I have pics on my phone and someday I will figure out how to get them on here..... again! The phone service changed up the proceedure and that means that I have to just start all over again.
I briefly found the digital camera that had been lost in the old blue Ford truck but.... fair season is approaching and my budding photographer snappd it up to get a head start on pics to exhibit..... and promptly put it down somewhere and it is gone again!!
Anyway, we got nine ewes, the ram and one big black lamb sheared. All that we have left are lambs. In looking at them, only a few, less than six, really need to be sheared. The others are late lambs or were ill when I got them and they just do not have the heavy wool cover that the ewes did. They are not suffering in the heat at all and seem to have just enough wool covering to give them relief from the dang flies.
Adam has two ewe lambs picked out to show and they will certainly get a really close hair--- I mean--- wool cut......just not for a few more days!!

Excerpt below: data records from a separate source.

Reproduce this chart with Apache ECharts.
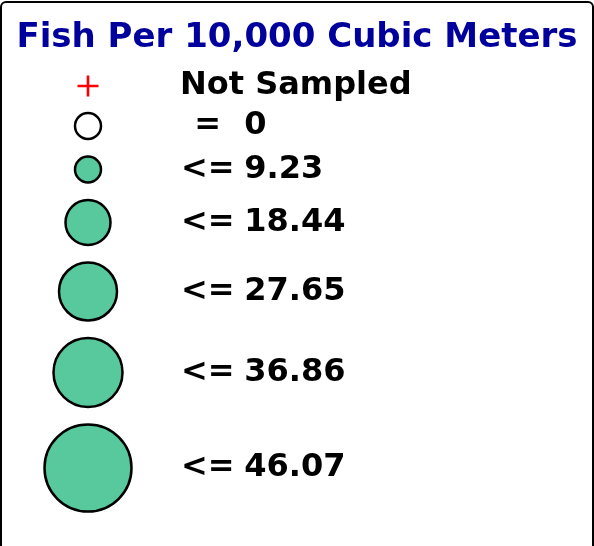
<!DOCTYPE html>
<html>
<head>
    <meta charset="UTF-8">
    <script src="https://cdn.jsdelivr.net/npm/echarts@6/dist/echarts.min.js"></script>
    <style>
    html, body {
        margin: 0;
        padding: 0;
        background: #fff;
    }
    #legend_chart {
        width: 594px;
        height: 546px;
    }
    </style>
</head>
<body>
    <div id="legend_chart"></div>
    <script>
    // legend classes, top to bottom
    var classNames = ['Not Sampled', '= 0', '<= 9.23', '<= 18.44', '<= 27.65', '<= 36.86', '<= 46.07'];
    var classOps = ['', '=', '<=', '<=', '<=', '<=', '<='];
    var classLimits = ['', '0', '9.23', '18.44', '27.65', '36.86', '46.07'];
    // circle diameters (px)
    var symbolDiameters = [21, 28, 28, 47, 60, 71, 89];

    var colX = 88;        // centre of the symbol column
    var labelX = 180;     // left edge of the text column
    var firstRowY = 86;
    var rowGap = 15.5;    // white space between two symbols
    var crossPath = 'path://M8.75,0h2.5v20h-2.5zM0,8.75h20v2.5h-20z';

    // stack the rows from the symbol sizes
    var rowY = [];
    symbolDiameters.forEach(function(d, i) {
        if (i == 0) {
            rowY.push(firstRowY);
        } else {
            rowY.push(rowY[i - 1] + (symbolDiameters[i - 1] + d) / 2 + rowGap);
        }
    });

    var items = classNames.map(function(name, i) {
        var size = i == 0 ? symbolDiameters[0] : symbolDiameters[i] - 2;
        var style;
        if (i == 0) {
            style = { color: '#ff0000', borderWidth: 0, opacity: 1 };
        } else {
            style = { color: i == 1 ? '#ffffff' : '#57c99d', borderColor: '#000', borderWidth: 2.5, opacity: 1 };
        }
        return {
            name: name,
            value: [colX, rowY[i]],
            symbol: i == 0 ? crossPath : 'circle',
            symbolSize: size,
            itemStyle: style,
            label: {
                distance: labelX - colX - size / 2
            }
        };
    });

    var txt = { fontFamily: 'DejaVu Sans', fontWeight: 'bold', fontSize: 32, color: '#000', opacity: 1 };

    var option = {
        animation: false,
        backgroundColor: '#fff',
        title: {
            text: 'Fish Per 10,000 Cubic Meters',
            left: 'center',
            top: 16,
            textStyle: {
                color: '#00009c',
                fontFamily: 'DejaVu Sans',
                fontWeight: 'bold',
                fontSize: 34
            }
        },
        grid: { left: 0, right: 0, top: 0, bottom: 0 },
        xAxis: { type: 'value', min: 0, max: 594, show: false },
        yAxis: { type: 'value', min: 0, max: 546, inverse: true, show: false },
        graphic: [{
            type: 'rect',
            shape: { x: 1, y: 2, width: 592, height: 560, r: [5, 5, 0, 0] },
            style: { fill: null, stroke: '#000', lineWidth: 2 },
            silent: true
        }],
        series: [{
            type: 'scatter',
            data: items,
            itemStyle: { opacity: 1 },
            label: {
                show: true,
                position: 'right',
                fontFamily: 'DejaVu Sans',
                fontWeight: 'bold',
                fontSize: 32,
                color: '#000',
                opacity: 1,
                formatter: function(p) {
                    var i = p.dataIndex;
                    if (classOps[i] == '') {
                        return '{plain|' + classNames[i] + '}';
                    }
                    return '{op|' + classOps[i] + '}{num|' + classLimits[i] + '}';
                },
                rich: {
                    plain: txt,
                    op: Object.assign({ width: 53, align: 'right' }, txt),
                    num: Object.assign({ padding: [0, 0, 0, 10] }, txt)
                }
            },
            emphasis: { disabled: true }
        }]
    };

    var myChart = echarts.init(document.getElementById('legend_chart'));
    myChart.setOption(option);
    </script>
</body>
</html>
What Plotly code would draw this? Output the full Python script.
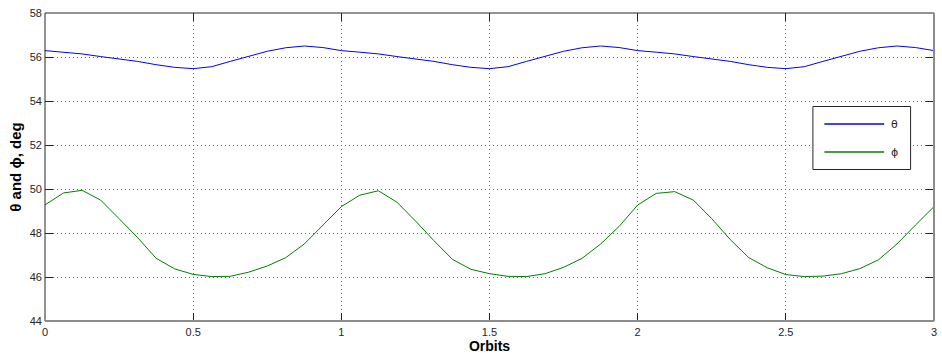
import plotly.graph_objects as go

# Orbit grid (1/16 orbit steps over three orbits)
orbits = [i / 16 for i in range(49)]

theta_deg = [
    56.29, 56.22, 56.14, 56.02, 55.92, 55.80, 55.65, 55.53,
    55.47, 55.56, 55.80, 56.04, 56.26, 56.42, 56.50, 56.43,
    56.29, 56.22, 56.14, 56.02, 55.92, 55.80, 55.65, 55.53,
    55.47, 55.56, 55.80, 56.04, 56.26, 56.42, 56.50, 56.43,
    56.29, 56.22, 56.14, 56.02, 55.92, 55.80, 55.65, 55.53,
    55.47, 55.56, 55.80, 56.04, 56.26, 56.42, 56.50, 56.43,
    56.29,
]

phi_deg = [
    49.28, 49.82, 49.94, 49.50, 48.65, 47.79, 46.85, 46.37,
    46.12, 46.02, 46.03, 46.22, 46.50, 46.88, 47.50, 48.34,
    49.20, 49.72, 49.92, 49.40, 48.55, 47.65, 46.80, 46.35,
    46.15, 46.03, 46.02, 46.15, 46.44, 46.85, 47.50, 48.30,
    49.27, 49.80, 49.88, 49.50, 48.65, 47.70, 46.88, 46.42,
    46.11, 46.02, 46.04, 46.15, 46.38, 46.78, 47.50, 48.36,
    49.20,
]

x_ticks = [0, 0.5, 1, 1.5, 2, 2.5, 3]
x_tick_text = ["0", "0.5", "1", "1.5", "2", "2.5", "3"]
y_ticks = [44, 46, 48, 50, 52, 54, 56, 58]

series = [("θ", theta_deg, "#0000ff"), ("ϕ", phi_deg, "#008000")]

fig = go.Figure()
for name, vals, color in series:
    fig.add_trace(go.Scatter(x=orbits, y=vals, mode="lines", name=name,
                             line=dict(color=color, width=1), showlegend=False))

W, H = 942, 360
L, R, T, B = 45, 5, 13, 39
pw, ph = W - L - R, H - T - B

def px(x):
    return (x - L) / pw

def py(y):
    return (H - B - y) / ph

FONT = "Liberation Sans, Arial, sans-serif"

axis_common = dict(
    showgrid=True, gridcolor="#666666", griddash="1px,3px", gridwidth=1,
    zeroline=False, showline=False, ticks="inside", ticklen=8, tickwidth=1,
    tickcolor="#262626", mirror="ticks",
    tickfont=dict(family=FONT, size=11, color="#262626"),
)

fig.update_xaxes(range=[0, 3], tickvals=x_ticks, ticktext=x_tick_text, ticklabelstandoff=3,
                 title=dict(text="<b>Orbits</b>", standoff=0,
                            font=dict(family=FONT, size=14, color="#000")),
                 **axis_common)
fig.update_yaxes(range=[44, 58], tickvals=y_ticks, ticklabelstandoff=2,
                 title=dict(text="<b>θ and ϕ, deg</b>", standoff=4,
                            font=dict(family=FONT, size=15, color="#000")),
                 **axis_common)

shapes = [
    # axes frame
    dict(type="line", xref="paper", yref="paper", x0=0, x1=0, y0=0, y1=1, line=dict(color="#262626", width=1)),
    dict(type="line", xref="paper", yref="paper", x0=0, x1=1, y0=1, y1=1, line=dict(color="#262626", width=1)),
    dict(type="line", xref="paper", yref="paper", x0=0, x1=1, y0=0, y1=0, line=dict(color="#8c8c8c", width=2)),
    dict(type="line", xref="paper", yref="paper", x0=1, x1=1, y0=0, y1=1, line=dict(color="#8c8c8c", width=2)),
    # legend box
    dict(type="rect", xref="paper", yref="paper", x0=px(815.5), x1=px(913.5), y0=py(169.5), y1=py(106.5),
         line=dict(color="#262626", width=1), fillcolor="white", layer="above"),
]
annotations = []
for i, (name, vals, color) in enumerate(series):
    yy = 124 + 28 * i
    shapes.append(dict(type="line", xref="paper", yref="paper", x0=px(827), x1=px(887), y0=py(yy), y1=py(yy),
                       line=dict(color=color, width=1.5), layer="above"))
    annotations.append(dict(xref="paper", yref="paper", x=px(892), y=py(yy), text=name, showarrow=False,
                            xanchor="left", yanchor="middle",
                            font=dict(family="DejaVu Sans, sans-serif", size=11, color="#262626")))

fig.update_layout(
    width=W, height=H, margin=dict(l=L, r=R, t=T, b=B),
    paper_bgcolor="white", plot_bgcolor="white",
    shapes=shapes, annotations=annotations, showlegend=False,
)

fig.write_html("out.html")
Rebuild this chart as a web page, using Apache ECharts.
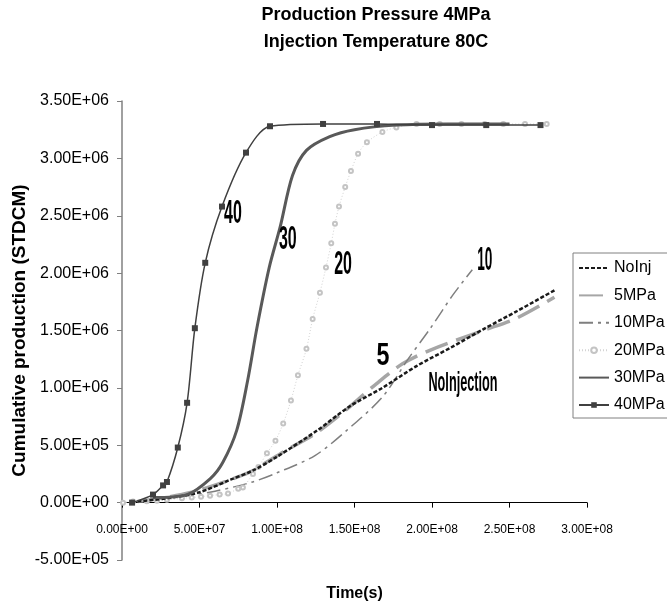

I did not try the professional shearing method this time. I am just too old, fat and weak to wallow those sheep around and get it done with out terrible strain to both me and the poor sheep. We put them up on the milking stand. Neil helped me hold them still, shifted the big sheet of wool and generally made life MUCH easier. I soon had a system and I am down right proud of the job we did. I still had clipper and blade issues but we have decided that the three sheep that I had problems with must not have been sheared last year. They were a greasy, nasty, hard-to-shear mess. Also they were obviously cross bred ewes and I am actively encouraging Neil to cull them because their wool was just .... very different to try to cut. After they were all cleaned off, we were shocked at just what nice, good quality sheep we have!! A couple of these girls have raised two lambs. The combined weight of those lambs is much heavier that the she is!!! We still have a month or so before actual weaning time. They have done an excellent job for us.
I ended up with six rolled up fleeces that I am not ashamed to admitt that I cut off. Two of them are probably not spinner quality but I am donating them to a local group of ladies that put on spinning demos. Those fleeces should at least give people something to look at and touch. They can demo to their heart's content.......
Right now, I have them rolled up and bagged in an old sheet. I just tied up the corners of the sheet and it looks like a huge hobo bundle. Every time I see that big old fashioned looking bundle, I find myself singing, " Baa, Baa black sheep, have you any wool?"